Here are some of the things that these experts are concerned about. First, the “nines” number, unless clearly qualified, is neither a forward-looking metric (it doesn’t predict availability), nor a backward-looking number (it doesn’t say how a service has performed); usually a time period is not stated. Rather, it is an engineering calculation based on the likely reliability of each individual component in the system, based on earlier tests or manufacturer promises. (The method is rooted in longstanding methodologies for measuring the reliability of dedicated and well-understood hardware equipment, such as aircraft components or machine parts.)
This is where the trouble starts. Complex systems based on multiple parts working together or in which use cases and conditions can change frequently are not so easily modeled in this way. This is especially true of software, where changes are frequent. To look backward with accuracy requires genuine, measured and stable data of all the parts working together; to look forward requires an understanding of what changes will be made, by whom, what the conditions will be when the changes are made, and with what impact. Add to this the fact that many failures are due to unpredictable configuration and/or operation and management failures, and the value of the “nines” metric becomes further diluted.
But it gets worse: the role of downtime due to maintenance is often not covered or is not clearly separated out. More importantly, the definition of downtime is either not made clear or it varies according to the service and the provider. There are often — and we stress the word “often” — situations in modern, hybrid services where a service has slowed to a nearly non-functional crawl, but the individual applications are all still considered to be “up.” Intermittent errors are even worse — the service can theoretically stop working for a few seconds a day at crucial times yet be considered well within published availability numbers.

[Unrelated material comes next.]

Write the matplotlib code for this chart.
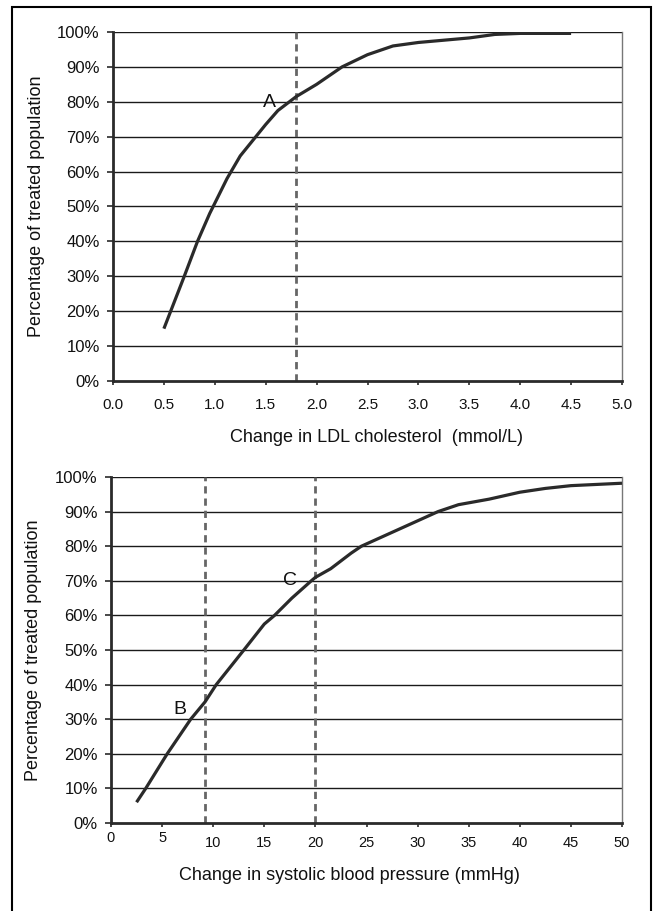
import matplotlib
matplotlib.use("Agg")
import matplotlib.pyplot as plt
from matplotlib.patches import Rectangle
from matplotlib.transforms import ScaledTranslation

plt.rcParams['font.family'] = ['Liberation Sans', 'DejaVu Sans']

# ---- data ----
ldl_x = [0.5, 0.7, 0.83, 0.95, 1.12, 1.25, 1.5, 1.62, 1.8, 2.0, 2.25, 2.5, 2.75, 3.0, 3.5, 3.75, 4.0, 4.5]
ldl_y = [15, 30, 40, 48, 58, 64.5, 73.5, 77.5, 81.5, 85, 90, 93.5, 96, 97, 98.3, 99.3, 99.6, 99.6]
ldl_marks = [1.8]
ldl_xticks = [0.0, 0.5, 1.0, 1.5, 2.0, 2.5, 3.0, 3.5, 4.0, 4.5, 5.0]

bp_x = [2.5, 3.4, 5.5, 7.8, 9.2, 10.3, 13.0, 15.0, 16.0, 17.7, 19.6, 20.0, 21.5, 23.5, 24.5, 32, 34, 37, 40, 42.5, 45, 50]
bp_y = [6, 10, 20, 30, 35, 40, 50, 57.5, 60, 65, 70, 71, 73.5, 78, 80, 90, 92, 93.6, 95.6, 96.7, 97.5, 98.2]
bp_marks = [9.2, 20]
bp_xticks = [0, 5, 10, 15, 20, 25, 30, 35, 40, 45, 50]

y_ticks = [0, 10, 20, 30, 40, 50, 60, 70, 80, 90, 100]
y_ticklabels = [f"{v}%" for v in y_ticks]

annotations_top = [("A", 1.54, 79.8)]
annotations_bottom = [("B", 6.75, 32.7), ("C", 17.5, 70.2)]

W, H = 655, 911
fig = plt.figure(figsize=(W / 100, H / 100), dpi=100)

ax1 = fig.add_axes([113 / W, 1 - 381 / H, (622 - 113) / W, (381 - 32) / H])
ax2 = fig.add_axes([111 / W, 1 - 823 / H, (622 - 111) / W, (823 - 477) / H])

def style(ax, xmax, xticks, xfmt, xfs):
    ax.set_xlim(0, xmax)
    ax.set_ylim(0, 100)
    ax.set_yticks(y_ticks)
    ax.set_yticklabels(y_ticklabels, fontsize=12)
    ax.set_xticks(xticks)
    ax.set_xticklabels([xfmt(v) for v in xticks], fontsize=xfs)
    for y in y_ticks[1:]:
        ax.axhline(y, color='#1a1a1a', lw=1.0, zorder=1)
    ax.spines['top'].set_visible(False)
    ax.spines['right'].set_color('#777777')
    ax.spines['right'].set_linewidth(1.0)
    ax.spines['left'].set_color('#2a2a2a')
    ax.spines['left'].set_linewidth(2.0)
    ax.spines['bottom'].set_color('#2a2a2a')
    ax.spines['bottom'].set_linewidth(2.0)
    ax.tick_params(axis='y', direction='out', length=4.5, width=1.2, color='#2a2a2a', pad=5, labelcolor='#111111')
    ax.tick_params(axis='x', direction='out', length=3, width=1.2, color='#2a2a2a', labelcolor='#111111')

style(ax1, 5.0, ldl_xticks, lambda v: f"{v:.1f}", 11)
style(ax2, 50, bp_xticks, lambda v: f"{v:d}", 10.5)
ax1.tick_params(axis='x', pad=9.5)
ax2.tick_params(axis='x', pad=6.5)

for m in ldl_marks:
    ax1.axvline(m, color='#666666', lw=2.0, dashes=(2.6, 1.8), zorder=2)
for m in bp_marks:
    ax2.axvline(m, color='#666666', lw=2.0, dashes=(2.6, 1.8), zorder=2)

ax1.plot(ldl_x, ldl_y, color='#2a2a2a', lw=2.3, zorder=3, solid_capstyle='butt')
ax2.plot(bp_x, bp_y, color='#2a2a2a', lw=2.3, zorder=3, solid_capstyle='butt')

for t, x, y in annotations_top:
    ax1.text(x, y, t, fontsize=14, ha='center', va='center', color='#111111', zorder=4)
for t, x, y in annotations_bottom:
    ax2.text(x, y, t, fontsize=14, ha='center', va='center', color='#111111', zorder=4)

# raise the first two tick labels of the bottom panel slightly (as in reference)
for lab in ax2.get_xticklabels()[:2]:
    lab.set_transform(lab.get_transform() + ScaledTranslation(0, 5 / 100, fig.dpi_scale_trans))

ax1.set_ylabel("Percentage of treated population", fontsize=13, color='#111111')
ax2.set_ylabel("Percentage of treated population", fontsize=13, color='#111111')
ax1.yaxis.set_label_coords(-0.134, 0.5)
ax2.yaxis.set_label_coords(-0.135, 0.5)

ax1.set_xlabel("Change in LDL cholesterol  (mmol/L)", fontsize=13, color='#111111')
ax2.set_xlabel("Change in systolic blood pressure (mmHg)", fontsize=13, color='#111111')
ax1.xaxis.label.set_va('center')
ax2.xaxis.label.set_va('center')
ax1.xaxis.set_label_coords((377 - 113) / 509, (381 - 437) / 349)
ax2.xaxis.set_label_coords((349 - 111) / 511, (823 - 875) / 346)

# outer frame (bottom edge lies beyond the image)
fig.patches.append(Rectangle((12 / W, -0.02), (651 - 12) / W, 1 - 7 / H + 0.02,
                             transform=fig.transFigure, fill=False, lw=1.5,
                             edgecolor='black', clip_on=False))

fig.savefig("out.png", dpi=100, facecolor='white')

The providers do, of course, measure historical service availability — they need to show performance against existing SLAs. But the published or promised 99.9x availability figures in the SLAs of providers are only loosely based on underlying measurements or engineering calculations. In these contracts, the figure is set to maximize profit for the operator: it needs to be high enough to attract (or not scare away) customers, but low enough to ensure minimum compensation is paid. Since the contracts are in any case weighted to ensure that the amounts paid out are only ever tiny, the incentive is to cite a high number.
To be fair, it is not always done this way. Some operators cite clear, performance-based availability over a period of time. But most don’t. Most availability promises in an SLA are market-driven and may change according to market conditions.
How does all this relate to the Uptime Institute Tier rating systems for the data center? Uptime Institute’s Chief Technology Officer Chris Brown explains that there is not a direct relationship between any number of “nines” and a Tier level. Early on, Uptime did publish a paper with some “expected” availability numbers for each Tier level to use as a discussion point, but this is no longer considered relevant. One reason is that it is possible to create a mathematical model to show a data center has a good level of availability (99.999%, for example), while still having multiple single points of failure in its design. Unless this is understood, a big failure is lying in wait. A secondary point is that measuring predicted outages using one aggregated figure might hide the impact of multiple small failures.
Brown (along with members of the Uptime Institute Resiliency Assessment team) believes it can be useful to use a recognized failure methodology, even creating a 99.9x figure. “I like availability number analysis to help determine which of two design choices to use. But I would not stake my career on them,” Brown says. “There is a difference between theory and the real world.” The Tier model assumes that in the real world, failures will occur, and maintenance will be needed.
Where does this leave cloud customers? In our research, we do find that the 99.9x figures give a good first-pass guide to the expected availability of a service. Spanner, Google’s highly resilient distributed database, for example, has an SLA based on 99.999% availability — assuming it is configured correctly. This compares to most database reliability figures of 99.95% or 99.99%. And some SLAs have a higher availability promise if the right level of replication and independent network pathways are deployed.
It is very clear that the industry needs to have a debate about establishing — or re-establishing — a reliable way of reporting true, engineering-based availability numbers. This may come, but not very soon. In the meantime, customers should be cautious — skeptical, even. They should expect failures and model their own likely availability using applicable tools and services to monitor cloud services.